* _WRITTEN REQUEST_: Pictures stay out of the copy; set down each line of the listing below exactly.

* _INPUT MATERIAL_:
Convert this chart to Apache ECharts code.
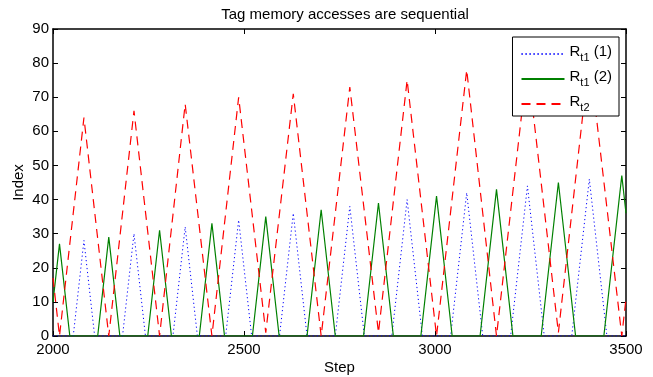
<!DOCTYPE html>
<html>
<head>
<meta charset="utf-8">
<script src="https://cdn.jsdelivr.net/npm/echarts@6/dist/echarts.min.js"></script>
<style>
html,body{margin:0;padding:0;background:#fff;}
#chart{width:653px;height:377px;}
</style>
</head>
<body>
<div id="chart"></div>
<script>
// axis ticks
var xTicks = [2000, 2500, 3000, 3500];
var yTicks = [0, 10, 20, 30, 40, 50, 60, 70, 80, 90];

// R_t1 (1) - blue dotted
var blueSteps = [2000, 2053, 2081, 2109, 2182, 2212, 2242, 2314, 2346, 2378, 2452, 2486, 2520, 2593, 2629, 2665, 2739, 2777, 2815, 2887, 2927, 2967, 3041, 3083, 3125, 3198, 3242, 3286, 3358, 3404, 3450, 3500];
var blueIndex = [0, 0, 28, 0, 0, 30, 0, 0, 32, 0, 0, 34, 0, 0, 36, 0, 0, 38, 0, 0, 40, 0, 0, 42, 0, 0, 44, 0, 0, 46, 0, 0];

// R_t1 (2) - green solid
var greenSteps = [2000, 2017, 2044, 2117, 2146, 2175, 2248, 2279, 2310, 2383, 2416, 2449, 2522, 2557, 2592, 2665, 2702, 2739, 2813, 2852, 2891, 2963, 3004, 3045, 3118, 3161, 3204, 3278, 3323, 3368, 3442, 3489, 3500];
var greenIndex = [10, 27, 0, 0, 29, 0, 0, 31, 0, 0, 33, 0, 0, 35, 0, 0, 37, 0, 0, 39, 0, 0, 41, 0, 0, 43, 0, 0, 45, 0, 0, 47, 36];

// R_t2 - red dashed
var redSteps = [2000, 2017, 2081, 2146, 2212, 2279, 2346, 2416, 2486, 2557, 2629, 2702, 2777, 2852, 2927, 3004, 3083, 3161, 3242, 3323, 3404, 3489, 3500];
var redIndex = [17, 0, 64, 0, 66, 0, 68, 0, 70, 1, 71, 0, 73, 1, 75, 0, 78, 0, 80, 1, 82, 0, 11];

var names = ['Rt1 (1)', 'Rt1 (2)', 'Rt2'];
var legendText = {
    'Rt1 (1)': '{b|R}{s|t1}{b| (1)}',
    'Rt1 (2)': '{b|R}{s|t1}{b| (2)}',
    'Rt2': '{b|R}{s|t2}'
};

function pairs(xs, ys){
    var out = [];
    for (var i = 0; i < xs.length; i++) out.push([xs[i], ys[i]]);
    return out;
}

var font = 'Liberation Sans, Arial, Helvetica, sans-serif';

var chart = {
    init:function(){
        this.mc = echarts.init(document.getElementById('chart'));
        this.render();
    },
    axisX:function(pos, show){
        return {
            type:'value', position:pos, min:xTicks[0], max:xTicks[xTicks.length-1],
            interval:xTicks[1]-xTicks[0],
            name: show ? 'Step' : '', nameLocation:'middle', nameGap:24, nameMoveOverlap:false,
            nameTextStyle:{fontFamily:font, fontSize:15, color:'#000'},
            axisLine:{show:true, onZero:false, lineStyle:{color:'#000', width:1.5}},
            axisTick:{show:true, inside:true, length:5, lineStyle:{color:'#000'}},
            axisLabel:{show:show, margin:6, fontFamily:font, fontSize:15, color:'#000',
                       formatter:function(v){ return String(v); }},
            splitLine:{show:false}
        };
    },
    axisY:function(pos, show){
        return {
            type:'value', position:pos, min:yTicks[0], max:yTicks[yTicks.length-1],
            interval:yTicks[1]-yTicks[0],
            name: show ? 'Index' : '', nameLocation:'middle', nameGap:27, nameMoveOverlap:false,
            nameTextStyle:{fontFamily:font, fontSize:15, color:'#000'},
            axisLine:{show:true, onZero:false, lineStyle:{color:'#000', width:1.5}},
            axisTick:{show:true, inside:true, length:5, lineStyle:{color:'#000'}},
            axisLabel:{show:show, margin:4, fontFamily:font, fontSize:15, color:'#000'},
            splitLine:{show:false}
        };
    },
    render:function(){
        var option = {
            animation:false,
            backgroundColor:'#fff',
            title:{
                text:'Tag memory accesses are sequential',
                left:340, top:2, textAlign:'center',
                textStyle:{fontFamily:font, fontSize:15, fontWeight:'normal', color:'#000'}
            },
            grid:{left:53, right:27, top:29, bottom:41, outerBoundsMode:'none', containLabel:false},
            legend:{
                data:names, orient:'vertical', right:34, top:37,
                backgroundColor:'#fff', borderColor:'#000', borderWidth:1,
                padding:[7, 7, 3, 8], itemGap:6, itemWidth:43, itemHeight:12,
                itemStyle:{opacity:0},
                formatter:function(n){ return legendText[n]; },
                textStyle:{
                    fontFamily:font, color:'#000',
                    rich:{
                        b:{fontFamily:font, fontSize:15, color:'#000', verticalAlign:'top', lineHeight:20},
                        s:{fontFamily:font, fontSize:11, color:'#000', verticalAlign:'top', padding:[8,0,0,0], lineHeight:12}
                    }
                }
            },
            xAxis:[this.axisX('bottom', true), this.axisX('top', false)],
            yAxis:[this.axisY('left', true), this.axisY('right', false)],
            series:[
                {name:names[0], type:'line', symbol:'none', data:pairs(blueSteps, blueIndex),
                 lineStyle:{color:'#0000ff', width:1, type:[1.2, 2.8]}, itemStyle:{color:'#0000ff'}},
                {name:names[1], type:'line', symbol:'none', data:pairs(greenSteps, greenIndex),
                 lineStyle:{color:'#008000', width:1.2, type:'solid'}, itemStyle:{color:'#008000'}},
                {name:names[2], type:'line', symbol:'none', data:pairs(redSteps, redIndex),
                 lineStyle:{color:'#ff0000', width:1.2, type:[9, 6]}, itemStyle:{color:'#ff0000'}}
            ]
        };
        this.mc.setOption(option);
    }
};

chart.init();
</script>
</body>
</html>
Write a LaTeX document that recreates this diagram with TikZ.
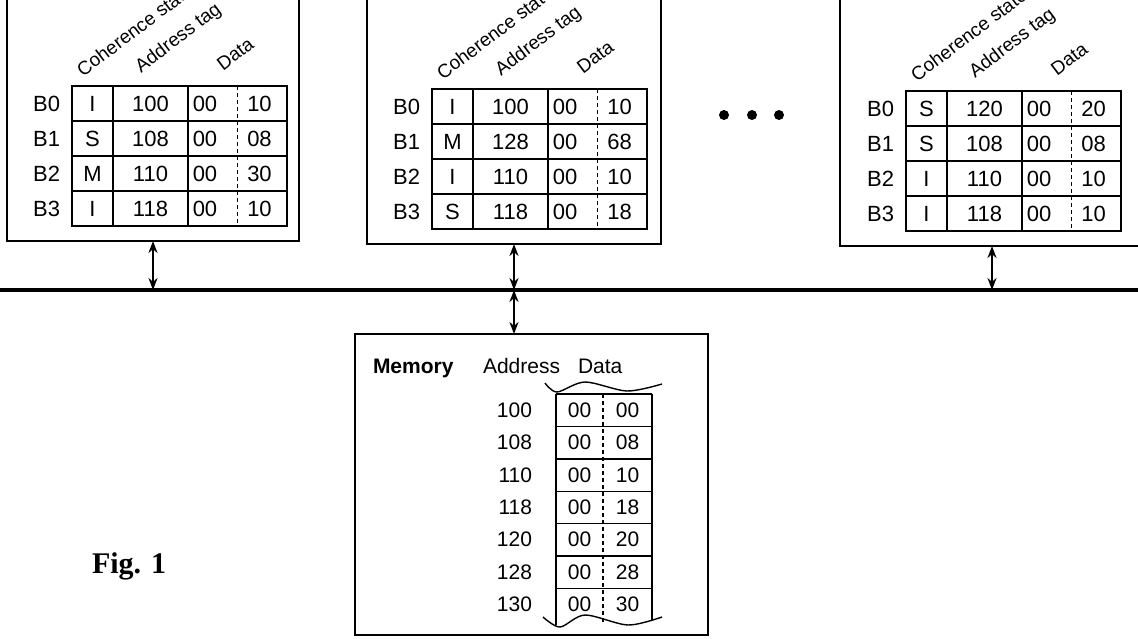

* _WRITTEN SOLUTION_:
Convert this chart to Apache ECharts code.
<!DOCTYPE html>
<html>
<head>
<meta charset="utf-8">
<script src="https://cdn.jsdelivr.net/npm/echarts@6/dist/echarts.min.js"></script>
<style>
html,body{margin:0;padding:0;background:#fff;}
#chart{width:653px;height:377px;}
</style>
</head>
<body>
<div id="chart"></div>
<script>
// axis ticks
var xTicks = [2000, 2500, 3000, 3500];
var yTicks = [0, 10, 20, 30, 40, 50, 60, 70, 80, 90];

// R_t1 (1) - blue dotted
var blueSteps = [2000, 2053, 2081, 2109, 2182, 2212, 2242, 2314, 2346, 2378, 2452, 2486, 2520, 2593, 2629, 2665, 2739, 2777, 2815, 2887, 2927, 2967, 3041, 3083, 3125, 3198, 3242, 3286, 3358, 3404, 3450, 3500];
var blueIndex = [0, 0, 28, 0, 0, 30, 0, 0, 32, 0, 0, 34, 0, 0, 36, 0, 0, 38, 0, 0, 40, 0, 0, 42, 0, 0, 44, 0, 0, 46, 0, 0];

// R_t1 (2) - green solid
var greenSteps = [2000, 2017, 2044, 2117, 2146, 2175, 2248, 2279, 2310, 2383, 2416, 2449, 2522, 2557, 2592, 2665, 2702, 2739, 2813, 2852, 2891, 2963, 3004, 3045, 3118, 3161, 3204, 3278, 3323, 3368, 3442, 3489, 3500];
var greenIndex = [10, 27, 0, 0, 29, 0, 0, 31, 0, 0, 33, 0, 0, 35, 0, 0, 37, 0, 0, 39, 0, 0, 41, 0, 0, 43, 0, 0, 45, 0, 0, 47, 36];

// R_t2 - red dashed
var redSteps = [2000, 2017, 2081, 2146, 2212, 2279, 2346, 2416, 2486, 2557, 2629, 2702, 2777, 2852, 2927, 3004, 3083, 3161, 3242, 3323, 3404, 3489, 3500];
var redIndex = [17, 0, 64, 0, 66, 0, 68, 0, 70, 1, 71, 0, 73, 1, 75, 0, 78, 0, 80, 1, 82, 0, 11];

var names = ['Rt1 (1)', 'Rt1 (2)', 'Rt2'];
var legendText = {
    'Rt1 (1)': '{b|R}{s|t1}{b| (1)}',
    'Rt1 (2)': '{b|R}{s|t1}{b| (2)}',
    'Rt2': '{b|R}{s|t2}'
};

function pairs(xs, ys){
    var out = [];
    for (var i = 0; i < xs.length; i++) out.push([xs[i], ys[i]]);
    return out;
}

var font = 'Liberation Sans, Arial, Helvetica, sans-serif';

var chart = {
    init:function(){
        this.mc = echarts.init(document.getElementById('chart'));
        this.render();
    },
    axisX:function(pos, show){
        return {
            type:'value', position:pos, min:xTicks[0], max:xTicks[xTicks.length-1],
            interval:xTicks[1]-xTicks[0],
            name: show ? 'Step' : '', nameLocation:'middle', nameGap:24, nameMoveOverlap:false,
            nameTextStyle:{fontFamily:font, fontSize:15, color:'#000'},
            axisLine:{show:true, onZero:false, lineStyle:{color:'#000', width:1.5}},
            axisTick:{show:true, inside:true, length:5, lineStyle:{color:'#000'}},
            axisLabel:{show:show, margin:6, fontFamily:font, fontSize:15, color:'#000',
                       formatter:function(v){ return String(v); }},
            splitLine:{show:false}
        };
    },
    axisY:function(pos, show){
        return {
            type:'value', position:pos, min:yTicks[0], max:yTicks[yTicks.length-1],
            interval:yTicks[1]-yTicks[0],
            name: show ? 'Index' : '', nameLocation:'middle', nameGap:27, nameMoveOverlap:false,
            nameTextStyle:{fontFamily:font, fontSize:15, color:'#000'},
            axisLine:{show:true, onZero:false, lineStyle:{color:'#000', width:1.5}},
            axisTick:{show:true, inside:true, length:5, lineStyle:{color:'#000'}},
            axisLabel:{show:show, margin:4, fontFamily:font, fontSize:15, color:'#000'},
            splitLine:{show:false}
        };
    },
    render:function(){
        var option = {
            animation:false,
            backgroundColor:'#fff',
            title:{
                text:'Tag memory accesses are sequential',
                left:340, top:2, textAlign:'center',
                textStyle:{fontFamily:font, fontSize:15, fontWeight:'normal', color:'#000'}
            },
            grid:{left:53, right:27, top:29, bottom:41, outerBoundsMode:'none', containLabel:false},
            legend:{
                data:names, orient:'vertical', right:34, top:37,
                backgroundColor:'#fff', borderColor:'#000', borderWidth:1,
                padding:[7, 7, 3, 8], itemGap:6, itemWidth:43, itemHeight:12,
                itemStyle:{opacity:0},
                formatter:function(n){ return legendText[n]; },
                textStyle:{
                    fontFamily:font, color:'#000',
                    rich:{
                        b:{fontFamily:font, fontSize:15, color:'#000', verticalAlign:'top', lineHeight:20},
                        s:{fontFamily:font, fontSize:11, color:'#000', verticalAlign:'top', padding:[8,0,0,0], lineHeight:12}
                    }
                }
            },
            xAxis:[this.axisX('bottom', true), this.axisX('top', false)],
            yAxis:[this.axisY('left', true), this.axisY('right', false)],
            series:[
                {name:names[0], type:'line', symbol:'none', data:pairs(blueSteps, blueIndex),
                 lineStyle:{color:'#0000ff', width:1, type:[1.2, 2.8]}, itemStyle:{color:'#0000ff'}},
                {name:names[1], type:'line', symbol:'none', data:pairs(greenSteps, greenIndex),
                 lineStyle:{color:'#008000', width:1.2, type:'solid'}, itemStyle:{color:'#008000'}},
                {name:names[2], type:'line', symbol:'none', data:pairs(redSteps, redIndex),
                 lineStyle:{color:'#ff0000', width:1.2, type:[9, 6]}, itemStyle:{color:'#ff0000'}}
            ]
        };
        this.mc.setOption(option);
    }
};

chart.init();
</script>
</body>
</html>
Write a LaTeX document that recreates this diagram with TikZ.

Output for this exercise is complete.